Colette et la tapisserie

Quand j’étais jeune, si je m’occupais, par exception, à un ouvrage d’aiguille, Sido hochait son front divinateur : « Tu n’auras jamais l’air que d’un garçon qui coud.  » [...]

A l’âge que j’atteins, Sido ne luttait-elle pas corps à corps contre la « grosse armoire des Prussiens » percée d’une balle en 1870 ? Pour moi, c’en est fini de mon orgueil de plombier et d’ébéniste. Je n’assume d’autre utilité que ma présence, encore limité-je cette utilité-là à ceux qui m’aiment. Et ayant, un demi-siècle, écrit noir sur blanc, j’écris en couleur sur canevas depuis tantôt dix années.
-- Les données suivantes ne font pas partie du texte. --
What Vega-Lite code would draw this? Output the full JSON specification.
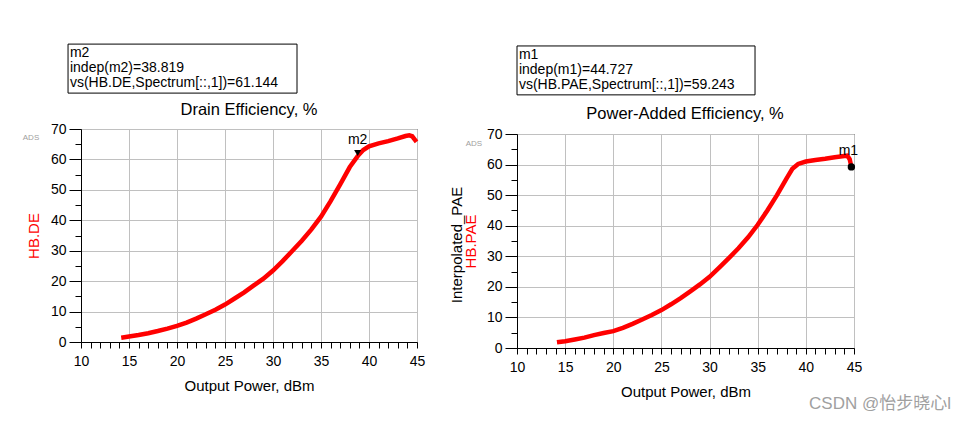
{
  "$schema": "https://vega.github.io/schema/vega-lite/v6.json",
  "background": "white",
  "padding": {"left": 22, "top": 43, "right": 0, "bottom": 0},
  "bounds": "flush",
  "spacing": 100,
  "config": {
    "font": "Liberation Sans",
    "view": {"stroke": "black", "strokeWidth": 1},
    "axis": {
      "labelFont": "Liberation Sans", "labelFontSize": 14, "labelColor": "black",
      "titleFont": "Liberation Sans", "titleFontSize": 15, "titleFontWeight": "normal", "titleColor": "black",
      "domainColor": "black", "tickColor": "black", "gridColor": "#c0c0c0", "gridOpacity": 1,
      "labelOverlap": false, "labelFlush": false, "tickCount": 200, "format": "d"
    }
  },
  "datasets": {
    "de": [
      {"pout": 14.19, "eff": 1.43}, {"pout": 15.0, "eff": 1.8}, {"pout": 16.0, "eff": 2.3}, {"pout": 17.0, "eff": 2.9},
      {"pout": 18.0, "eff": 3.6}, {"pout": 19.0, "eff": 4.4}, {"pout": 20.0, "eff": 5.3}, {"pout": 21.0, "eff": 6.4},
      {"pout": 22.0, "eff": 7.7}, {"pout": 23.0, "eff": 9.1}, {"pout": 24.0, "eff": 10.6}, {"pout": 25.0, "eff": 12.3},
      {"pout": 26.0, "eff": 14.3}, {"pout": 27.0, "eff": 16.3}, {"pout": 28.0, "eff": 18.6}, {"pout": 29.0, "eff": 20.8},
      {"pout": 30.0, "eff": 23.5}, {"pout": 31.0, "eff": 26.6}, {"pout": 32.0, "eff": 29.9}, {"pout": 33.0, "eff": 33.3},
      {"pout": 34.0, "eff": 37.0}, {"pout": 35.0, "eff": 41.2}, {"pout": 36.0, "eff": 46.3}, {"pout": 37.0, "eff": 51.8},
      {"pout": 38.0, "eff": 57.5}, {"pout": 38.82, "eff": 61.1}, {"pout": 39.4, "eff": 63.1}, {"pout": 40.0, "eff": 64.3},
      {"pout": 41.0, "eff": 65.3}, {"pout": 42.0, "eff": 66.0}, {"pout": 43.0, "eff": 66.9}, {"pout": 43.8, "eff": 67.7},
      {"pout": 44.2, "eff": 67.9}, {"pout": 44.5, "eff": 67.6}, {"pout": 44.75, "eff": 66.6}, {"pout": 44.95, "eff": 65.8}
    ],
    "pae": [
      {"pout": 14.15, "eff": 1.85}, {"pout": 15.0, "eff": 2.2}, {"pout": 16.0, "eff": 2.8}, {"pout": 17.0, "eff": 3.4},
      {"pout": 18.0, "eff": 4.2}, {"pout": 19.0, "eff": 4.9}, {"pout": 20.0, "eff": 5.5}, {"pout": 21.0, "eff": 6.6},
      {"pout": 22.0, "eff": 7.9}, {"pout": 23.0, "eff": 9.3}, {"pout": 24.0, "eff": 10.8}, {"pout": 25.0, "eff": 12.4},
      {"pout": 26.0, "eff": 14.3}, {"pout": 27.0, "eff": 16.3}, {"pout": 28.0, "eff": 18.5}, {"pout": 29.0, "eff": 20.8},
      {"pout": 30.0, "eff": 23.3}, {"pout": 31.0, "eff": 26.3}, {"pout": 32.0, "eff": 29.4}, {"pout": 33.0, "eff": 32.6},
      {"pout": 34.0, "eff": 36.2}, {"pout": 35.0, "eff": 40.3}, {"pout": 36.0, "eff": 45.0}, {"pout": 37.0, "eff": 50.0},
      {"pout": 38.0, "eff": 55.5}, {"pout": 38.6, "eff": 58.6}, {"pout": 39.2, "eff": 60.2}, {"pout": 40.0, "eff": 61.0},
      {"pout": 41.0, "eff": 61.5}, {"pout": 42.0, "eff": 61.9}, {"pout": 43.0, "eff": 62.4}, {"pout": 44.0, "eff": 62.8},
      {"pout": 44.3, "eff": 62.9}, {"pout": 44.55, "eff": 61.8}, {"pout": 44.73, "eff": 59.24}
    ],
    "markers": [
      {"name": "m2", "pout": 38.819, "eff": 61.144, "note": "m2\nindep(m2)=38.819\nvs(HB.DE,Spectrum[::,1])=61.144", "title": "Drain Efficiency, %"},
      {"name": "m1", "pout": 44.727, "eff": 59.243, "note": "m1\nindep(m1)=44.727\nvs(HB.PAE,Spectrum[::,1])=59.243", "title": "Power-Added Efficiency, %"}
    ],
    "tags": [
      {"tag": "ADS", "extra": "Interpolated_PAE", "mark": "CSDN @怡步晓心l"}
    ]
  },
  "hconcat": [
    {
      "width": 336,
      "height": 213,
      "layer": [
        {
          "data": {"name": "de"},
          "mark": {"type": "line", "color": "#ff0000", "strokeWidth": 4.5, "strokeCap": "butt"},
          "encoding": {
            "x": {"field": "pout", "type": "quantitative", "scale": {"domain": [10, 45], "nice": false, "zero": false},
              "axis": {"title": "Output Power, dBm", "values": [10,11,12,13,14,15,16,17,18,19,20,21,22,23,24,25,26,27,28,29,30,31,32,33,34,35,36,37,38,39,40,41,42,43,44,45],
                "labelExpr": "datum.value % 5 === 0 ? datum.label : ''", "tickSize": 6, "labelPadding": 6, "titlePadding": 10,
                "gridOpacity": {"condition": {"test": "datum.value % 5 === 0", "value": 1}, "value": 0}}},
            "y": {"field": "eff", "type": "quantitative", "scale": {"domain": [0, 70], "nice": false},
              "axis": {"title": "HB.DE", "titleColor": "#ff0000", "values": [0,5,10,15,20,25,30,35,40,45,50,55,60,65,70],
                "labelExpr": "datum.value % 10 === 0 ? datum.label : ''",
                "tickSize": {"condition": {"test": "datum.value % 10 === 0", "value": 12}, "value": 6},
                "labelPadding": 3, "titlePadding": 9,
                "gridOpacity": {"condition": {"test": "datum.value % 10 === 0", "value": 1}, "value": 0}}}
          }
        },
        {
          "data": {"name": "markers"},
          "transform": [{"filter": "datum.name === 'm2'"}],
          "mark": {"type": "rect", "fill": "white", "stroke": "black", "strokeWidth": 1},
          "encoding": {"x": {"datum": 8.65}, "x2": {"datum": 32.5}, "y": {"datum": 97.9}, "y2": {"datum": 81.8}}
        },
        {
          "data": {"name": "markers"},
          "transform": [{"filter": "datum.name === 'm2'"}],
          "mark": {"type": "text", "align": "left", "baseline": "top", "fontSize": 14, "lineHeight": 15, "lineBreak": "\n", "color": "black"},
          "encoding": {"x": {"datum": 8.85}, "y": {"datum": 97.3}, "text": {"field": "note"}}
        },
        {
          "data": {"name": "markers"},
          "transform": [{"filter": "datum.name === 'm2'"}],
          "mark": {"type": "text", "fontSize": 16.5, "color": "black", "baseline": "middle"},
          "encoding": {"x": {"datum": 27.5}, "y": {"datum": 76.4}, "text": {"field": "title"}}
        },
        {
          "data": {"name": "markers"},
          "transform": [{"filter": "datum.name === 'm2'"}],
          "mark": {"type": "point", "shape": "triangle-down", "filled": true, "color": "black", "size": 50, "opacity": 1, "yOffset": -3},
          "encoding": {"x": {"field": "pout", "type": "quantitative"}, "y": {"field": "eff", "type": "quantitative"}}
        },
        {
          "data": {"name": "markers"},
          "transform": [{"filter": "datum.name === 'm2'"}],
          "mark": {"type": "text", "fontSize": 14, "color": "black", "dy": -16},
          "encoding": {"x": {"field": "pout", "type": "quantitative"}, "y": {"field": "eff", "type": "quantitative"}, "text": {"field": "name"}}
        },
        {
          "data": {"name": "tags"},
          "mark": {"type": "text", "fontSize": 8, "color": "#a0a0a0"},
          "encoding": {"x": {"datum": 4.79}, "y": {"datum": 67.0}, "text": {"field": "tag"}}
        }
      ]
    },
    {
      "vconcat": [
        {
          "width": 337,
          "height": 1,
          "view": {"stroke": null},
          "data": {"values": []},
          "mark": {"type": "point", "opacity": 0},
          "encoding": {}
        },
        {
          "width": 337,
          "height": 214,
          "layer": [
            {
              "data": {"name": "pae"},
              "mark": {"type": "line", "color": "#ff0000", "strokeWidth": 4.5, "strokeCap": "butt"},
              "encoding": {
                "x": {"field": "pout", "type": "quantitative", "scale": {"domain": [10, 45], "nice": false, "zero": false},
                  "axis": {"title": "Output Power, dBm", "values": [10,11,12,13,14,15,16,17,18,19,20,21,22,23,24,25,26,27,28,29,30,31,32,33,34,35,36,37,38,39,40,41,42,43,44,45],
                    "labelExpr": "datum.value % 5 === 0 ? datum.label : ''", "tickSize": 6, "labelPadding": 6, "titlePadding": 10,
                    "gridOpacity": {"condition": {"test": "datum.value % 5 === 0", "value": 1}, "value": 0}}},
                "y": {"field": "eff", "type": "quantitative", "scale": {"domain": [0, 70], "nice": false},
                  "axis": {"title": "HB.PAE", "titleColor": "#ff0000", "values": [0,5,10,15,20,25,30,35,40,45,50,55,60,65,70],
                    "labelExpr": "datum.value % 10 === 0 ? datum.label : ''",
                    "tickSize": {"condition": {"test": "datum.value % 10 === 0", "value": 12}, "value": 6},
                    "labelPadding": 3, "titlePadding": 8,
                    "gridOpacity": {"condition": {"test": "datum.value % 10 === 0", "value": 1}, "value": 0}}}
              }
            },
            {
              "data": {"name": "markers"},
              "transform": [{"filter": "datum.name === 'm1'"}],
              "mark": {"type": "rect", "fill": "white", "stroke": "black", "strokeWidth": 1},
              "encoding": {"x": {"datum": 10.0}, "x2": {"datum": 34.72}, "y": {"datum": 98.8}, "y2": {"datum": 82.8}}
            },
            {
              "data": {"name": "markers"},
              "transform": [{"filter": "datum.name === 'm1'"}],
              "mark": {"type": "text", "align": "left", "baseline": "top", "fontSize": 14, "lineHeight": 15, "lineBreak": "\n", "color": "black"},
              "encoding": {"x": {"datum": 10.2}, "y": {"datum": 98.2}, "text": {"field": "note"}}
            },
            {
              "data": {"name": "markers"},
              "transform": [{"filter": "datum.name === 'm1'"}],
              "mark": {"type": "text", "fontSize": 16.5, "color": "black", "baseline": "middle"},
              "encoding": {"x": {"datum": 27.45}, "y": {"datum": 76.5}, "text": {"field": "title"}}
            },
            {
              "data": {"name": "markers"},
              "transform": [{"filter": "datum.name === 'm1'"}],
              "mark": {"type": "point", "shape": "circle", "filled": true, "color": "black", "size": 55, "opacity": 1},
              "encoding": {"x": {"field": "pout", "type": "quantitative"}, "y": {"field": "eff", "type": "quantitative"}}
            },
            {
              "data": {"name": "markers"},
              "transform": [{"filter": "datum.name === 'm1'"}],
              "mark": {"type": "text", "fontSize": 14, "color": "black", "dy": -16, "dx": -3},
              "encoding": {"x": {"field": "pout", "type": "quantitative"}, "y": {"field": "eff", "type": "quantitative"}, "text": {"field": "name"}}
            },
            {
              "data": {"name": "tags"},
              "mark": {"type": "text", "fontSize": 8, "color": "#a0a0a0"},
              "encoding": {"x": {"datum": 5.53}, "y": {"datum": 66.7}, "text": {"field": "tag"}}
            },
            {
              "data": {"name": "tags"},
              "mark": {"type": "text", "fontSize": 15, "color": "black", "angle": 270},
              "encoding": {"x": {"datum": 3.77}, "y": {"datum": 33.7}, "text": {"field": "extra"}}
            },
            {
              "data": {"name": "tags"},
              "mark": {"type": "text", "fontSize": 17, "color": "#a0a0a0", "font": "Liberation Sans, Noto Sans CJK SC"},
              "encoding": {"x": {"datum": 47.7}, "y": {"datum": -18.3}, "text": {"field": "mark"}}
            }
          ]
        }
      ],
      "spacing": 4,
      "bounds": "flush"
    }
  ]
}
L’aiguille mousse aux doigts, je conduis la laine captive du chas oblong. Mes amies disent que je m’y amuse, mon meilleur ami sait bien que je m’y repose. Simplement, j’y ai trouvé ma fin et décidé que la verdure serait bleue, l’anthémis multicolore, la cerise démesurée et marquée, sur son équateur, de quatre points blancs...

Ma vocation pour la tapisserie, comme on voit, n’est pas récente. Ce point naïf comme l’enfance de l’art, je n’ai pas osé en faire l’art de mon enfance. Le « garçon qui coud  » se délivre ici d’un secret, adopte un plaisant travail, endosse une vertu nourrie de tradition. Celle-ci servit votre diplomatie, ténébreuses jeunes filles du XIXe siècle, étouffées dans l’ombre maternelle et tirant l’aiguille... Balzac vous épie. « A quoi penses-tu Philomène ? Tu vas au-delà de la raie... » Trois points de trop sur le tracé de la pantoufle qu’elle destine à son père, et Philomène de Watteville va livrer sa préoccupation profonde et criminelle... Mais elle défait les trois points qui dépassent la raie, et se remet à ourdir, dans l’invisible et le périlleux, la ruine d’Albert Savarus. J’y apporte plus d’innocence.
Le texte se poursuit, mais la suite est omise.